• **Task directions**: Search the material for the string "this" and copy each line where it occurs.

• **Material supplied**:
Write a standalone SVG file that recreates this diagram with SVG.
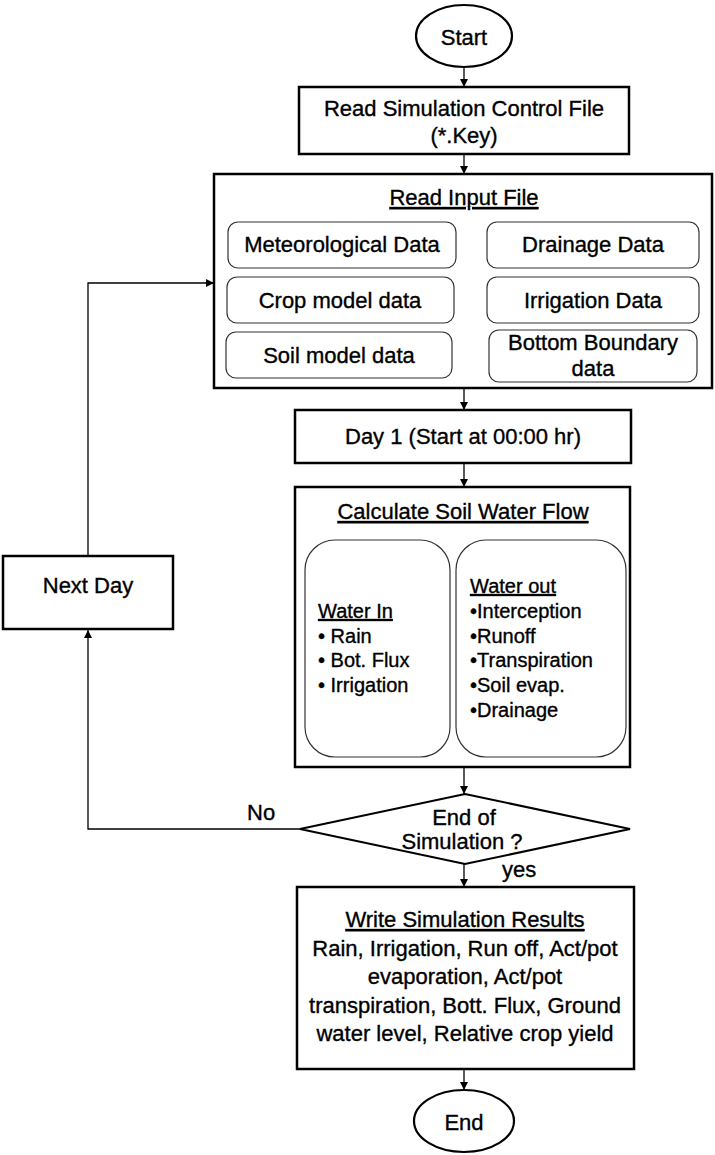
<svg xmlns="http://www.w3.org/2000/svg" width="715" height="1155" viewBox="0 0 715 1155">
<style>
text{font-family:"Liberation Sans",Arial,sans-serif;font-size:22px;fill:#000;stroke:#000;stroke-width:0.35}
.c{text-anchor:middle}
.s{font-size:20px}
.u{text-decoration:underline}
.box{fill:#fff;stroke:#000;stroke-width:2.5}
.rb{fill:#fff;stroke:#333;stroke-width:1.2}
.ln{fill:none;stroke:#000;stroke-width:1.3}
</style>
<defs>
<marker id="ar" viewBox="0 0 10 10" refX="10" refY="5" markerWidth="8" markerHeight="8" markerUnits="userSpaceOnUse" orient="auto">
<path d="M0,0 L10,5 L0,10 z" fill="#000"/>
</marker>
</defs>
<rect width="715" height="1155" fill="#fff"/>
<g id="connectors">
<line class="ln" x1="464" y1="67" x2="464" y2="87" marker-end="url(#ar)"/>
<line class="ln" x1="464" y1="154" x2="464" y2="174" marker-end="url(#ar)"/>
<line class="ln" x1="464" y1="388" x2="464" y2="410" marker-end="url(#ar)"/>
<line class="ln" x1="464" y1="463" x2="464" y2="487" marker-end="url(#ar)"/>
<line class="ln" x1="464" y1="767" x2="464" y2="794" marker-end="url(#ar)"/>
<line class="ln" x1="464" y1="864" x2="464" y2="887" marker-end="url(#ar)"/>
<line class="ln" x1="464" y1="1069" x2="464" y2="1090" marker-end="url(#ar)"/>
<polyline class="ln" points="300,829 88,829 88,630" marker-end="url(#ar)"/>
<polyline class="ln" points="88,556 88,283 214,283" marker-end="url(#ar)"/>
</g>
<g id="start">
<ellipse cx="464" cy="36" rx="48" ry="31" fill="#fff" stroke="#000" stroke-width="2.2"/>
<text class="c" x="464" y="45">Start</text>
</g>
<g id="readControl">
<rect class="box" x="299" y="87" width="330" height="67"/>
<text class="c" x="464" y="116">Read Simulation Control File</text>
<text class="c" x="464" y="143">(*.Key)</text>
</g>
<g id="readInput">
<rect class="box" x="214" y="174" width="498" height="214"/>
<text class="c u" x="464" y="205">Read Input File</text>
<g id="met"><rect class="rb" x="228" y="222" width="228" height="46" rx="10"/><text class="c" x="342" y="252">Meteorological Data</text></g>
<g id="crop"><rect class="rb" x="227" y="277" width="227" height="46" rx="10"/><text class="c" x="340" y="308">Crop model data</text></g>
<g id="soil"><rect class="rb" x="226" y="332" width="226" height="46" rx="10"/><text class="c" x="339" y="363">Soil model data</text></g>
<g id="drain"><rect class="rb" x="487" y="222" width="212" height="46" rx="10"/><text class="c" x="593" y="252">Drainage Data</text></g>
<g id="irr"><rect class="rb" x="487" y="277" width="212" height="46" rx="10"/><text class="c" x="593" y="308">Irrigation Data</text></g>
<g id="bottom"><rect class="rb" x="489" y="330" width="208" height="52" rx="10"/><text class="c" x="593" y="350">Bottom Boundary</text><text class="c" x="593" y="376">data</text></g>
</g>
<g id="day1">
<rect class="box" x="295" y="410" width="336" height="53"/>
<text class="c" x="463" y="444">Day 1 (Start at 00:00 hr)</text>
</g>
<g id="calc">
<rect class="box" x="295" y="487" width="335" height="280"/>
<text class="c u" x="463" y="519">Calculate Soil Water Flow</text>
<g id="waterIn">
<rect class="rb" x="305" y="540" width="145" height="217" rx="30"/>
<text class="s u" x="318" y="618">Water In</text>
<text class="s" x="318" y="643">• Rain</text>
<text class="s" x="318" y="667">• Bot. Flux</text>
<text class="s" x="318" y="692">• Irrigation</text>
</g>
<g id="waterOut">
<rect class="rb" x="456" y="540" width="170" height="217" rx="30"/>
<text class="s u" x="470" y="593">Water out</text>
<text class="s" x="470" y="618">•Interception</text>
<text class="s" x="470" y="643">•Runoff</text>
<text class="s" x="470" y="667">•Transpiration</text>
<text class="s" x="470" y="692">•Soil evap.</text>
<text class="s" x="470" y="717">•Drainage</text>
</g>
</g>
<g id="nextDay">
<rect class="box" x="3" y="556" width="170" height="73"/>
<text class="c" x="88" y="593">Next Day</text>
</g>
<g id="decision">
<polygon points="465,794 630,829 465,864 300,829" fill="#fff" stroke="#000" stroke-width="2"/>
<text class="c" x="464" y="825">End of</text>
<text class="c" x="462" y="849">Simulation ?</text>
<text x="247" y="820">No</text>
<text x="502" y="877">yes</text>
</g>
<g id="write">
<rect class="box" x="297" y="887" width="337" height="182"/>
<text class="c u" x="465" y="927">Write Simulation Results</text>
<text class="c" x="465" y="956">Rain, Irrigation, Run off, Act/pot</text>
<text class="c" x="465" y="984">evaporation, Act/pot</text>
<text class="c" x="465" y="1013">transpiration, Bott. Flux, Ground</text>
<text class="c" x="465" y="1041">water level, Relative crop yield</text>
</g>
<g id="end">
<ellipse cx="464" cy="1121" rx="50" ry="31" fill="#fff" stroke="#000" stroke-width="2.2"/>
<text class="c" x="464" y="1130">End</text>
</g>
</svg>
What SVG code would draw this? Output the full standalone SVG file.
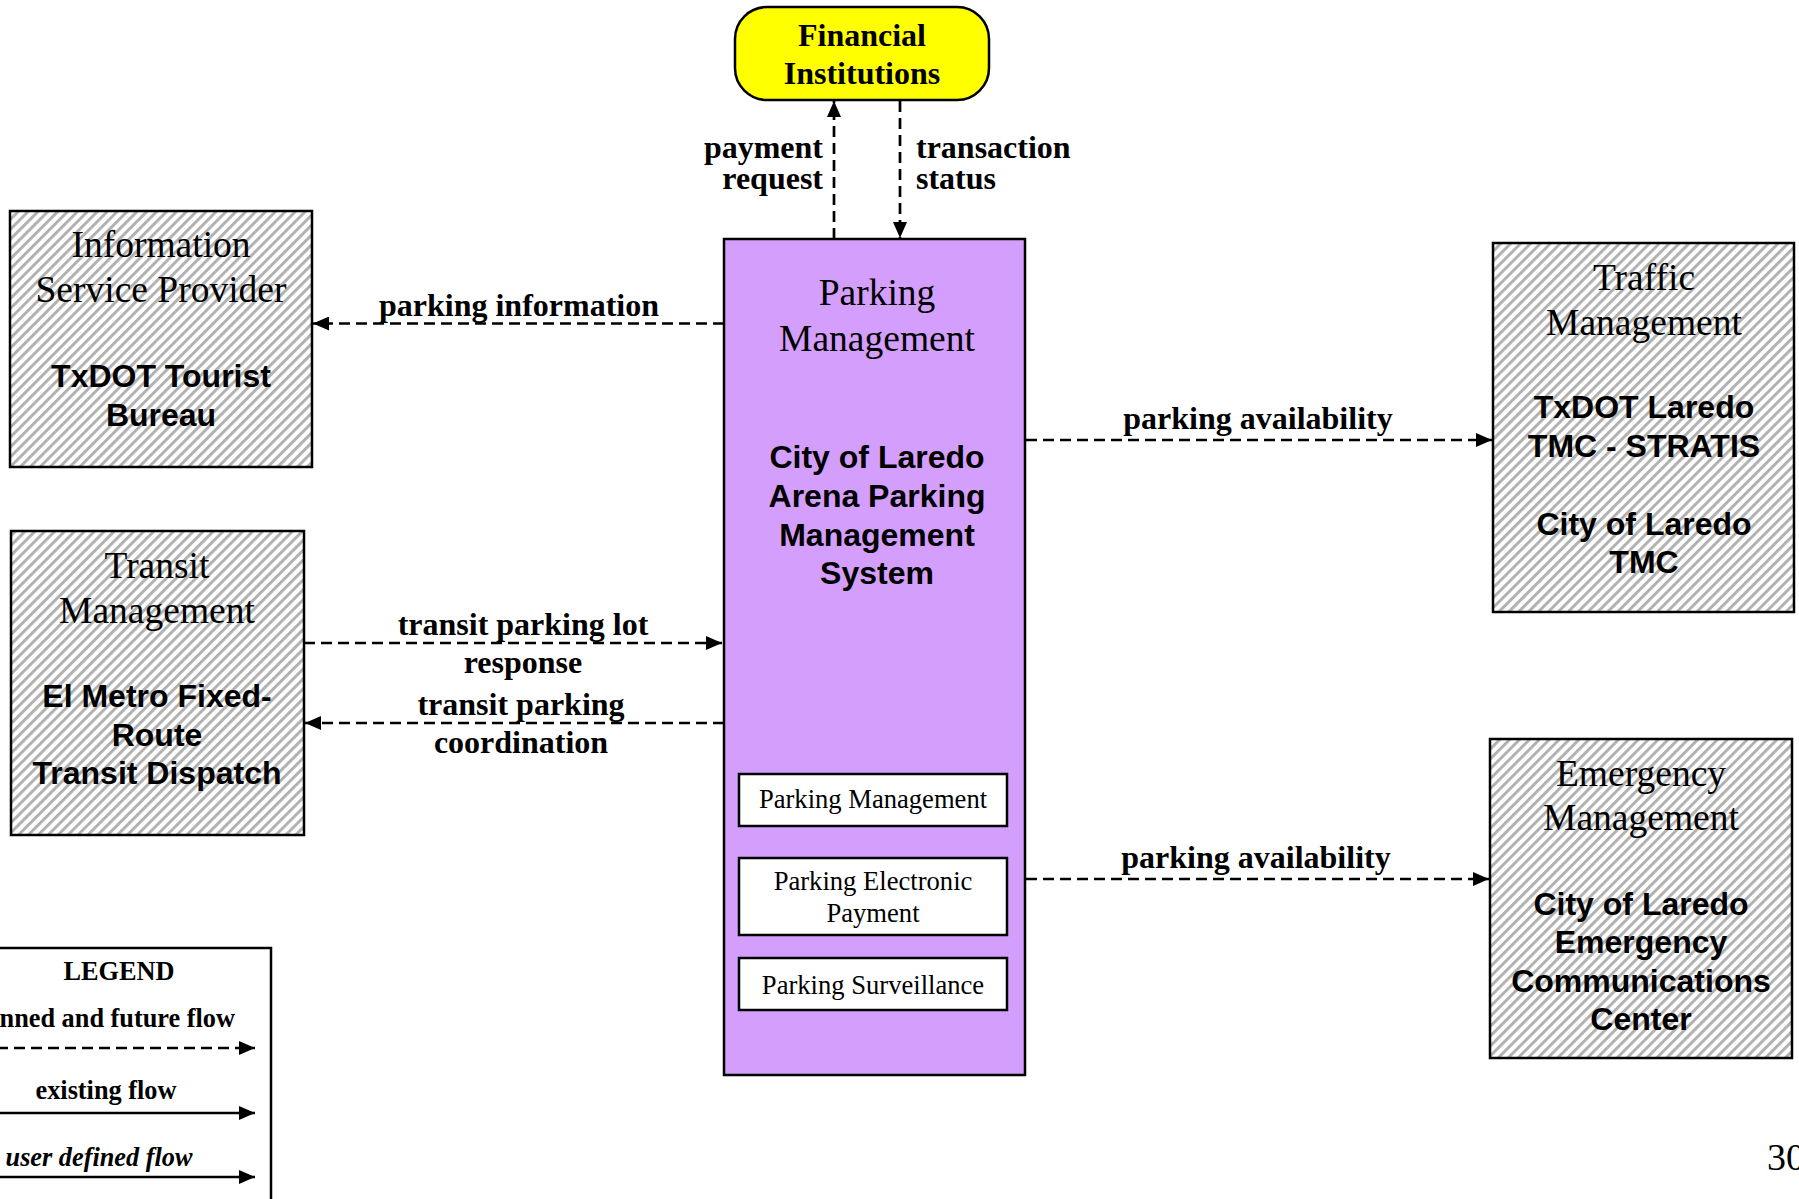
<svg xmlns="http://www.w3.org/2000/svg" width="1799" height="1199" viewBox="0 0 1799 1199">
<style>
.box{stroke:#000;stroke-width:2.5}
.title{font-family:"Liberation Serif",serif;font-size:37.5px;text-anchor:middle;fill:#000}
.name{font-family:"Liberation Sans",Arial,sans-serif;font-weight:bold;font-size:32px;text-anchor:middle;fill:#000}
.lbl{font-family:"Liberation Serif",serif;font-weight:bold;font-size:32px;fill:#000}
.sub{font-family:"Liberation Serif",serif;font-size:26.6px;text-anchor:middle;fill:#000}
.leg{font-family:"Liberation Serif",serif;font-weight:bold;font-size:26.3px;text-anchor:middle;fill:#000}
.flow{fill:none;stroke:#000;stroke-width:2.7;stroke-dasharray:11 6;marker-end:url(#ah)}
.solid{fill:none;stroke:#000;stroke-width:2.7;marker-end:url(#ah)}
</style>
<defs>
<pattern id="hatch" patternUnits="userSpaceOnUse" width="7" height="10" patternTransform="rotate(45)">
<rect width="7" height="10" fill="#ffffff"/>
<rect width="2.9" height="10" fill="#b0b0b0"/>
</pattern>
<marker id="ah" viewBox="0 0 16 14" refX="16" refY="7" markerWidth="16" markerHeight="14" markerUnits="userSpaceOnUse" orient="auto">
<path d="M0,0 L16,7 L0,14 Z" fill="#000"/>
</marker>
</defs>
<rect width="1799" height="1199" fill="#fff"/>

<g id="financial-institutions">
<rect class="box" x="735" y="7" width="254" height="93" rx="32" ry="32" fill="#ffff00"/>
<text class="lbl" x="862" y="46" text-anchor="middle">Financial</text>
<text class="lbl" x="862" y="84" text-anchor="middle">Institutions</text>
</g>

<g id="information-service-provider">
<rect class="box" x="10" y="211" width="302" height="256" fill="url(#hatch)"/>
<text class="title" x="161" y="257">Information</text>
<text class="title" x="161" y="302">Service Provider</text>
<text class="name" x="161" y="387">TxDOT Tourist</text>
<text class="name" x="161" y="426">Bureau</text>
</g>

<g id="transit-management">
<rect class="box" x="11" y="531" width="293" height="304" fill="url(#hatch)"/>
<text class="title" x="157" y="578">Transit</text>
<text class="title" x="157" y="623">Management</text>
<text class="name" x="157" y="707">El Metro Fixed-</text>
<text class="name" x="157" y="746">Route</text>
<text class="name" x="157" y="784">Transit Dispatch</text>
</g>

<g id="parking-management">
<rect class="box" x="724" y="239" width="301" height="836" fill="#d49ffc"/>
<text class="title" x="877" y="305">Parking</text>
<text class="title" x="877" y="351">Management</text>
<text class="name" x="877" y="468">City of Laredo</text>
<text class="name" x="877" y="507">Arena Parking</text>
<text class="name" x="877" y="546">Management</text>
<text class="name" x="877" y="584">System</text>
<rect class="box" x="739" y="774" width="268" height="52" fill="#fff"/>
<text class="sub" x="873" y="808">Parking Management</text>
<rect class="box" x="739" y="858" width="268" height="77" fill="#fff"/>
<text class="sub" x="873" y="890">Parking Electronic</text>
<text class="sub" x="873" y="922">Payment</text>
<rect class="box" x="739" y="958" width="268" height="52" fill="#fff"/>
<text class="sub" x="873" y="994">Parking Surveillance</text>
</g>

<g id="traffic-management">
<rect class="box" x="1493" y="243" width="301" height="369" fill="url(#hatch)"/>
<text class="title" x="1644" y="290">Traffic</text>
<text class="title" x="1644" y="335">Management</text>
<text class="name" x="1644" y="418">TxDOT Laredo</text>
<text class="name" x="1644" y="457">TMC - STRATIS</text>
<text class="name" x="1644" y="535">City of Laredo</text>
<text class="name" x="1644" y="573">TMC</text>
</g>

<g id="emergency-management">
<rect class="box" x="1490" y="739" width="302" height="319" fill="url(#hatch)"/>
<text class="title" x="1641" y="786">Emergency</text>
<text class="title" x="1641" y="830">Management</text>
<text class="name" x="1641" y="915">City of Laredo</text>
<text class="name" x="1641" y="953">Emergency</text>
<text class="name" x="1641" y="992">Communications</text>
<text class="name" x="1641" y="1030">Center</text>
</g>

<g id="connectors">
<line class="flow" x1="834" y1="239" x2="834" y2="101"/>
<line class="flow" x1="900" y1="101" x2="900" y2="238"/>
<line class="flow" x1="724" y1="323.5" x2="313" y2="323.5"/>
<line class="flow" x1="304" y1="643" x2="722" y2="643"/>
<line class="flow" x1="724" y1="723" x2="305" y2="723"/>
<line class="flow" x1="1026" y1="440" x2="1492" y2="440"/>
<line class="flow" x1="1026" y1="879" x2="1489" y2="879"/>
<text class="lbl" x="823" y="158" text-anchor="end">payment</text>
<text class="lbl" x="823" y="189" text-anchor="end">request</text>
<text class="lbl" x="916" y="158">transaction</text>
<text class="lbl" x="916" y="189">status</text>
<text class="lbl" x="519" y="316" text-anchor="middle">parking information</text>
<text class="lbl" x="523" y="635" text-anchor="middle">transit parking lot</text>
<text class="lbl" x="523" y="673" text-anchor="middle">response</text>
<text class="lbl" x="521" y="715" text-anchor="middle">transit parking</text>
<text class="lbl" x="521" y="753" text-anchor="middle">coordination</text>
<text class="lbl" x="1258" y="429" text-anchor="middle">parking availability</text>
<text class="lbl" x="1256" y="868" text-anchor="middle">parking availability</text>
</g>

<g id="legend">
<rect class="box" x="-20" y="948" width="291" height="280" fill="#fff"/>
<text class="leg" x="119" y="980">LEGEND</text>
<text class="leg" x="99" y="1027">Planned and future flow</text>
<line class="flow" x1="-20" y1="1048" x2="255" y2="1048"/>
<text class="leg" x="106" y="1099">existing flow</text>
<line class="solid" x1="-20" y1="1113" x2="255" y2="1113"/>
<text class="leg" x="99" y="1166" font-style="italic">user defined flow</text>
<line class="solid" x1="-20" y1="1177" x2="255" y2="1177"/>
</g>

<text x="1767" y="1170" font-family="Liberation Serif, serif" font-size="38">30</text>
</svg>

• **Solved exercise**:
Write a standalone SVG file that recreates this diagram with SVG.
What SVG code would draw this? Output the full standalone SVG file.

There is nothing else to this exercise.